Your guidance on this matter would be greatly appreciated.

Thank you!
Ram

eimis_pacheco · ‎09-18-2023

Hi @Retired_mod,

I have a doubt. The bronze layer always causes confusion for me. You mentioned, "File Format: Store data in Delta Lake format to leverage its performance, ACID transactions, and schema evolution capabilities" for silver layers.

Then, does this mean that is not needed to preserve the data in its original format? for instance, if this comes in JSON format from the source system or if we are exporting this data from the source database in CSV format compressed in zip files?

This part confused me, should we not store the data in its original format as per the medallion architecture? and should we only rely on the bronze layer for data history, lineage, audit, and reprocessing?

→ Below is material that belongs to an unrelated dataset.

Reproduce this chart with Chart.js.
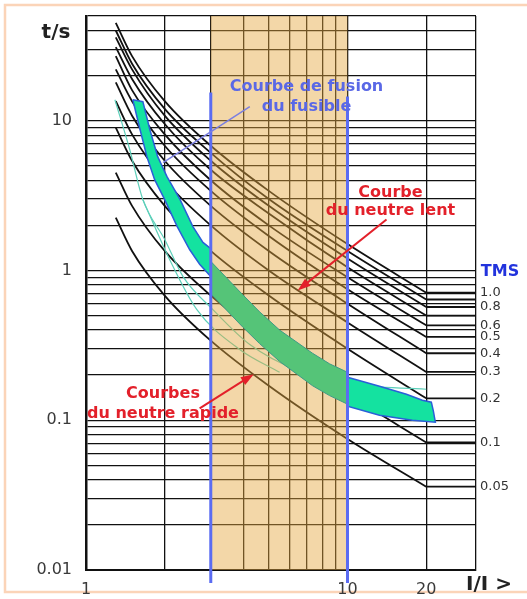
<!DOCTYPE html>
<html>
<head>
<meta charset="utf-8">
<script src="https://cdn.jsdelivr.net/npm/chart.js@4.4.1/dist/chart.umd.min.js"></script>
<style>
  html, body { margin: 0; padding: 0; background: #fff; }
  #cadre { width: 527px; height: 599px; position: relative; }
</style>
</head>
<body>
<div id="cadre"><canvas id="grafico"></canvas></div>
<script>
const tmsValeurs = [1.0, 0.9, 0.8, 0.7, 0.6, 0.5, 0.4, 0.3, 0.2, 0.1, 0.05];
const tmsTextes = ['1.0', '', '0.8', '', '0.6', '0.5', '0.4', '0.3', '0.2', '0.1', '0.05'];
const courantI = [1.3, 1.5, 2, 3, 5, 10, 20];
const courbesT = [
  [45, 27, 13.5, 6.8, 3.4, 1.5, 0.71],
  [40, 24, 12, 6.1, 3.0, 1.35, 0.64],
  [36, 22, 10.8, 5.4, 2.7, 1.2, 0.57],
  [31, 19, 9.5, 4.7, 2.4, 1.05, 0.50],
  [27, 16, 8.1, 4.0, 2.0, 0.90, 0.43],
  [22, 13.5, 6.8, 3.4, 1.7, 0.75, 0.36],
  [18, 10.8, 5.4, 2.7, 1.35, 0.60, 0.28],
  [13.5, 8.1, 4.0, 2.0, 1.0, 0.45, 0.21],
  [9, 5.4, 2.7, 1.35, 0.68, 0.30, 0.14],
  [4.5, 2.7, 1.35, 0.68, 0.34, 0.15, 0.071],
  [2.25, 1.35, 0.68, 0.34, 0.17, 0.075, 0.036]
];
const palierI = [20, 31];

// Bande de fusion du fusible (contours, I/I> puis t)
const fusionA = [[1.51, 13.8], [1.65, 13.4], [1.755, 8.7], [1.88, 5.75], [2.04, 4.23], [2.29, 2.97],
  [2.56, 1.97], [2.8, 1.54], [3, 1.40], [3, 0.91], [2.72, 1.10], [2.49, 1.38], [2.23, 1.97],
  [2.0, 2.97], [1.83, 4.04], [1.71, 5.75], [1.61, 8.7]];
const fusionB = [[3, 1.15], [3.97, 0.69], [4.61, 0.53], [5.5, 0.40], [7.35, 0.28], [8.54, 0.238], [10, 0.209],
  [10, 0.128], [8.54, 0.146], [7.35, 0.170], [5.5, 0.247], [4.61, 0.325], [3.97, 0.42], [3, 0.70]];
const fusionC = [[10, 0.1935], [13.25, 0.1685], [16.8, 0.149], [19.33, 0.136], [20.92, 0.132], [21.3, 0.115],
  [21.67, 0.097], [17.7, 0.100], [13.25, 0.108], [10, 0.124]];

// Courbes fines turquoise
const claireI = [1.29, 1.47, 1.65, 2.0, 2.35, 3.05, 4.23, 6.56, 10.2, 20];
const claireT = [13.8, 6.4, 2.97, 1.61, 0.91, 0.55, 0.32, 0.212, 0.174, 0.161];
const claire2I = [1.65, 2.09, 2.65, 3.87, 5.5];
const claire2T = [2.97, 1.18, 0.55, 0.297, 0.209];

// Limites verticales bleues et zone beige
const limitesI = [3, 10];
const limitesHaut = [15.4, 14.5];
const limiteBas = 0.0082;
const zoneI = [3, 10];

// Grilles et graduations
const xGrille = [1, 2, 3, 4, 5, 6, 7, 8, 9, 10, 20, 31];
const xTextes = [1, 10, 20];
const yGrille = [0.01, 0.02, 0.03, 0.04, 0.05, 0.06, 0.07, 0.08, 0.09,
  0.1, 0.2, 0.3, 0.4, 0.5, 0.6, 0.7, 0.8, 0.9,
  1, 2, 3, 4, 5, 6, 7, 8, 9, 10, 20, 30, 40, 50];
const yTextes = [0.01, 0.1, 1, 10];

// Annotations (coordonnées en I/I> et t)
const traitFusion = [[4.23, 12.4], [1.97, 5.25]];
const flecheLent = [[14.1, 2.19], [6.45, 0.736]];
const flecheRapide = [[2.72, 0.12], [4.38, 0.203]];
const notes = [
  { lignes: ['Courbe de fusion', 'du fusible'], I: 6.97, t: [16.9, 12.4], couleur: '#5a68e6' },
  { lignes: ['Courbe', 'du neutre lent'], I: 14.6, t: [3.31, 2.51], couleur: '#e3202a' },
  { lignes: ['Courbes', 'du neutre rapide'], I: 1.97, t: [0.149, 0.111], couleur: '#e3202a' }
];

const paires = p => p.concat([p[0]]).map(([x, y]) => ({ x, y }));

const datasets = [];
// au-dessus de la zone beige
limitesI.forEach((xv, k) => datasets.push({
  data: [{ x: xv, y: limitesHaut[k] }, { x: xv, y: limiteBas }],
  borderColor: '#5b6cf2', borderWidth: 3, clip: false, dessus: true
}));
datasets.push({
  data: paires(fusionB), fill: 'shape', backgroundColor: '#55c478',
  borderColor: '#3f9a86', borderWidth: 1, dessus: true
});
// bande du fusible (parties sur fond blanc)
[fusionA, fusionC].forEach(p => datasets.push({
  data: paires(p), fill: 'shape', backgroundColor: '#14e2a0',
  borderColor: '#2a5fd8', borderWidth: 1.5
}));
// courbes fines
datasets.push({
  data: claireI.map((x, i) => ({ x, y: claireT[i] })),
  borderColor: '#5ccfb9', borderWidth: 1.2, cubicInterpolationMode: 'monotone'
});
datasets.push({
  data: claire2I.map((x, i) => ({ x, y: claire2T[i] })),
  borderColor: '#5ccfb9', borderWidth: 1.2, cubicInterpolationMode: 'monotone'
});
// courbes TMS + paliers
courbesT.forEach(serie => {
  datasets.push({
    data: courantI.map((x, i) => ({ x, y: serie[i] })),
    borderColor: '#111', borderWidth: 1.8, cubicInterpolationMode: 'monotone'
  });
  datasets.push({
    data: palierI.map(x => ({ x, y: serie[serie.length - 1] })),
    borderColor: '#111', borderWidth: 1.8
  });
});
datasets.forEach(d => { d.showLine = true; d.pointRadius = 0; });

function zoneBeige(chart) {
  const { ctx, chartArea: a, scales: { x } } = chart;
  const x1 = x.getPixelForValue(zoneI[0]), x2 = x.getPixelForValue(zoneI[1]);
  ctx.save();
  ctx.fillStyle = 'rgba(228,166,62,0.45)';
  ctx.fillRect(x1, a.top, x2 - x1, a.bottom - a.top);
  ctx.restore();
}

function fleche(ctx, x1, y1, x2, y2, couleur) {
  const ang = Math.atan2(y2 - y1, x2 - x1);
  ctx.strokeStyle = couleur; ctx.fillStyle = couleur; ctx.lineWidth = 2;
  ctx.beginPath(); ctx.moveTo(x1, y1);
  ctx.lineTo(x2 - 8 * Math.cos(ang), y2 - 8 * Math.sin(ang)); ctx.stroke();
  ctx.beginPath();
  ctx.moveTo(x2, y2);
  ctx.lineTo(x2 - 13 * Math.cos(ang) + 4.5 * Math.sin(ang), y2 - 13 * Math.sin(ang) - 4.5 * Math.cos(ang));
  ctx.lineTo(x2 - 13 * Math.cos(ang) - 4.5 * Math.sin(ang), y2 - 13 * Math.sin(ang) + 4.5 * Math.cos(ang));
  ctx.closePath(); ctx.fill();
}

const decor = {
  id: 'decor',
  beforeDraw(chart) {
    const ctx = chart.ctx;
    ctx.save();
    ctx.fillStyle = '#fff';
    ctx.fillRect(0, 0, chart.width, chart.height);
    ctx.strokeStyle = '#fbd4b8';
    ctx.lineWidth = 2.5;
    ctx.strokeRect(5, 5, chart.width + 10, chart.height - 12);
    ctx.restore();
  },
  // la zone beige passe sur tout ce qui est dessous, juste avant les jeux "dessus"
  afterDatasetDraw(chart, args) {
    const ds = chart.data.datasets;
    const suivant = ds[args.index - 1];
    if (!ds[args.index].dessus && suivant && suivant.dessus) zoneBeige(chart);
  },
  afterDatasetsDraw(chart) {
    const { ctx, chartArea: a, scales: { x, y } } = chart;
    const px = p => [x.getPixelForValue(p[0]), y.getPixelForValue(p[1])];
    ctx.save();
    // trait vers la bande du fusible
    const [f1, f2] = traitFusion.map(px);
    ctx.strokeStyle = '#7b7fe0'; ctx.lineWidth = 1.5;
    ctx.beginPath(); ctx.moveTo(f1[0], f1[1]); ctx.lineTo(f2[0], f2[1]); ctx.stroke();
    // flèches rouges
    [flecheLent, flecheRapide].forEach(f => {
      const [p1, p2] = f.map(px);
      fleche(ctx, p1[0], p1[1], p2[0], p2[1], '#e3202a');
    });
    // textes
    ctx.textAlign = 'center'; ctx.textBaseline = 'middle';
    ctx.font = 'bold 16px "DejaVu Sans"';
    notes.forEach(n => {
      ctx.fillStyle = n.couleur;
      n.lignes.forEach((l, i) => ctx.fillText(l, x.getPixelForValue(n.I), y.getPixelForValue(n.t[i])));
    });
    // titres des axes
    ctx.fillStyle = '#222';
    ctx.font = 'bold 20px "DejaVu Sans"';
    ctx.fillText('t/s', a.left - 30, a.top + 17);
    ctx.fillText('I/I >', a.right + 13, a.bottom + 15);
    ctx.fillStyle = '#2233dd';
    ctx.font = 'bold 16px "DejaVu Sans"';
    ctx.fillText('TMS', a.right + 24, y.getPixelForValue(1) + 1);
    // étiquettes TMS
    ctx.textAlign = 'left';
    ctx.fillStyle = '#333';
    ctx.font = '13px "DejaVu Sans"';
    courbesT.forEach((serie, k) => {
      if (tmsTextes[k]) ctx.fillText(tmsTextes[k], a.right + 4, y.getPixelForValue(serie[serie.length - 1]));
    });
    ctx.restore();
  }
};

new Chart(document.getElementById('grafico'), {
  type: 'scatter',
  data: { datasets },
  options: {
    responsive: true,
    maintainAspectRatio: false,
    animation: false,
    layout: { padding: { left: 0, top: 16, right: 51, bottom: 0 } },
    plugins: { legend: { display: false }, tooltip: { enabled: false } },
    elements: { line: { tension: 0 } },
    scales: {
      x: {
        type: 'logarithmic', min: 1, max: 31,
        afterBuildTicks: s => { s.ticks = xGrille.map(v => ({ value: v })); },
        afterFit: s => { s.height = 29; s.paddingLeft = 0; s.paddingRight = 0; },
        grid: { color: '#111', lineWidth: 1.3, drawTicks: false },
        border: { color: '#111', width: 2 },
        ticks: {
          autoSkip: false, maxRotation: 0, padding: 10, color: '#3a3a3a',
          font: { family: 'DejaVu Sans', size: 16 },
          callback: v => xTextes.includes(v) ? String(v) : ''
        }
      },
      y: {
        type: 'logarithmic', min: 0.01, max: 50,
        afterBuildTicks: s => { s.ticks = yGrille.map(v => ({ value: v })); },
        afterFit: s => { s.width = 86; s.paddingTop = 0; s.paddingBottom = 0; },
        grid: { color: '#111', lineWidth: 1.3, drawTicks: false },
        border: { color: '#111', width: 2.5 },
        ticks: {
          autoSkip: false, padding: 14, color: '#3a3a3a',
          font: { family: 'DejaVu Sans', size: 16 },
          callback: v => yTextes.includes(v) ? String(v) : ''
        }
      }
    }
  },
  plugins: [decor]
});
</script>
</body>
</html>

Thank you very much in advance for clarify this for me.

Best Regards

-werners- · ‎09-19-2023

with Unity taking into account, it is certainly a good idea to think about your physical data storage.
As you cannot have overlap between volumes and tables this can become cumbersome.
F.e. we used to store delta tables of a data object in the same directory as your ingested files.
With unity, this structure is now impossible.
So I'd create a separate container for tables and one for volumes, to avoid this overlap.

This is of course easier said than done on an existing environment.
As much as I like Unity, it does give me a lot of headaches because we have to do serious refactoring to embrace Unity.